== TASK STATEMENT ==
Quote every line of the data below as it stands, omitting pictures.

== MATERIAL ==
#####
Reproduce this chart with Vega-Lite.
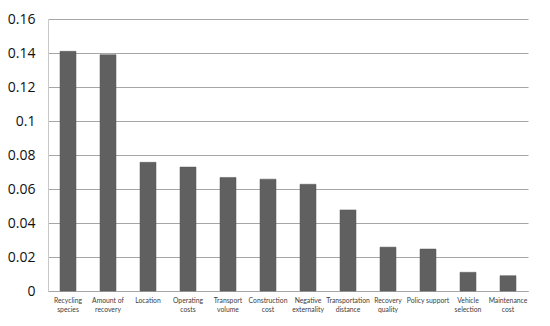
{
  "$schema": "https://vega.github.io/schema/vega-lite/v6.json",
  "width": 480,
  "height": 272,
  "autosize": {"type": "none"},
  "padding": {"left": 48, "top": 19, "right": 22, "bottom": 35},
  "background": "white",
  "data": {
    "values": [
      {"factor": "Recycling species", "weight": 0.141},
      {"factor": "Amount of recovery", "weight": 0.139},
      {"factor": "Location", "weight": 0.0757},
      {"factor": "Operating costs", "weight": 0.0729},
      {"factor": "Transport volume", "weight": 0.0668},
      {"factor": "Construction cost", "weight": 0.0658},
      {"factor": "Negative externality", "weight": 0.0628},
      {"factor": "Transportation distance", "weight": 0.0477},
      {"factor": "Recovery quality", "weight": 0.0258},
      {"factor": "Policy support", "weight": 0.0247},
      {"factor": "Vehicle selection", "weight": 0.011},
      {"factor": "Maintenance cost", "weight": 0.009}
    ]
  },
  "mark": {"type": "bar", "color": "#606060", "stroke": "#555555", "strokeWidth": 0.5},
  "encoding": {
    "x": {
      "field": "factor",
      "type": "nominal",
      "sort": null,
      "scale": {"paddingInner": 0.6, "paddingOuter": 0.3},
      "axis": {
        "title": null,
        "labelAngle": 0,
        "ticks": false,
        "labelPadding": 6,
        "labelFont": "Lato",
        "labelFontSize": 6.8,
        "labelColor": "#404040",
        "labelLineHeight": 9,
        "labelBaseline": "top",
        "labelLimit": 0,
        "domainColor": "#a6a6a6",
        "labelExpr": "{'Recycling species':['Recycling','species'],'Amount of recovery':['Amount of','recovery'],'Location':'Location','Operating costs':['Operating','costs'],'Transport volume':['Transport','volume'],'Construction cost':['Construction','cost'],'Negative externality':['Negative','externality'],'Transportation distance':['Transportation','distance'],'Recovery quality':['Recovery','quality'],'Policy support':'Policy support','Vehicle selection':['Vehicle','selection'],'Maintenance cost':['Maintenance','cost']}[datum.value]"
      }
    },
    "y": {
      "field": "weight",
      "type": "quantitative",
      "scale": {"domain": [0, 0.16], "nice": false},
      "axis": {
        "title": null,
        "values": [0, 0.02, 0.04, 0.06, 0.08, 0.1, 0.12, 0.14, 0.16],
        "labelExpr": "datum.value == 0 ? '0' : format(datum.value, '~g')",
        "ticks": false,
        "labelPadding": 13,
        "labelFont": "Open Sans",
        "labelFontSize": 14,
        "labelColor": "#111111",
        "grid": true,
        "gridColor": "#a6a6a6",
        "gridWidth": 1,
        "domainColor": "#c8c8c8"
      }
    }
  },
  "config": {"view": {"stroke": null}}
}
#####
== EXERCISE RESPONSE ==
Reproduce this chart with Vega-Lite.
{
  "$schema": "https://vega.github.io/schema/vega-lite/v6.json",
  "width": 480,
  "height": 272,
  "autosize": {"type": "none"},
  "padding": {"left": 48, "top": 19, "right": 22, "bottom": 35},
  "background": "white",
  "data": {
    "values": [
      {"factor": "Recycling species", "weight": 0.141},
      {"factor": "Amount of recovery", "weight": 0.139},
      {"factor": "Location", "weight": 0.0757},
      {"factor": "Operating costs", "weight": 0.0729},
      {"factor": "Transport volume", "weight": 0.0668},
      {"factor": "Construction cost", "weight": 0.0658},
      {"factor": "Negative externality", "weight": 0.0628},
      {"factor": "Transportation distance", "weight": 0.0477},
      {"factor": "Recovery quality", "weight": 0.0258},
      {"factor": "Policy support", "weight": 0.0247},
      {"factor": "Vehicle selection", "weight": 0.011},
      {"factor": "Maintenance cost", "weight": 0.009}
    ]
  },
  "mark": {"type": "bar", "color": "#606060", "stroke": "#555555", "strokeWidth": 0.5},
  "encoding": {
    "x": {
      "field": "factor",
      "type": "nominal",
      "sort": null,
      "scale": {"paddingInner": 0.6, "paddingOuter": 0.3},
      "axis": {
        "title": null,
        "labelAngle": 0,
        "ticks": false,
        "labelPadding": 6,
        "labelFont": "Lato",
        "labelFontSize": 6.8,
        "labelColor": "#404040",
        "labelLineHeight": 9,
        "labelBaseline": "top",
        "labelLimit": 0,
        "domainColor": "#a6a6a6",
        "labelExpr": "{'Recycling species':['Recycling','species'],'Amount of recovery':['Amount of','recovery'],'Location':'Location','Operating costs':['Operating','costs'],'Transport volume':['Transport','volume'],'Construction cost':['Construction','cost'],'Negative externality':['Negative','externality'],'Transportation distance':['Transportation','distance'],'Recovery quality':['Recovery','quality'],'Policy support':'Policy support','Vehicle selection':['Vehicle','selection'],'Maintenance cost':['Maintenance','cost']}[datum.value]"
      }
    },
    "y": {
      "field": "weight",
      "type": "quantitative",
      "scale": {"domain": [0, 0.16], "nice": false},
      "axis": {
        "title": null,
        "values": [0, 0.02, 0.04, 0.06, 0.08, 0.1, 0.12, 0.14, 0.16],
        "labelExpr": "datum.value == 0 ? '0' : format(datum.value, '~g')",
        "ticks": false,
        "labelPadding": 13,
        "labelFont": "Open Sans",
        "labelFontSize": 14,
        "labelColor": "#111111",
        "grid": true,
        "gridColor": "#a6a6a6",
        "gridWidth": 1,
        "domainColor": "#c8c8c8"
      }
    }
  },
  "config": {"view": {"stroke": null}}
}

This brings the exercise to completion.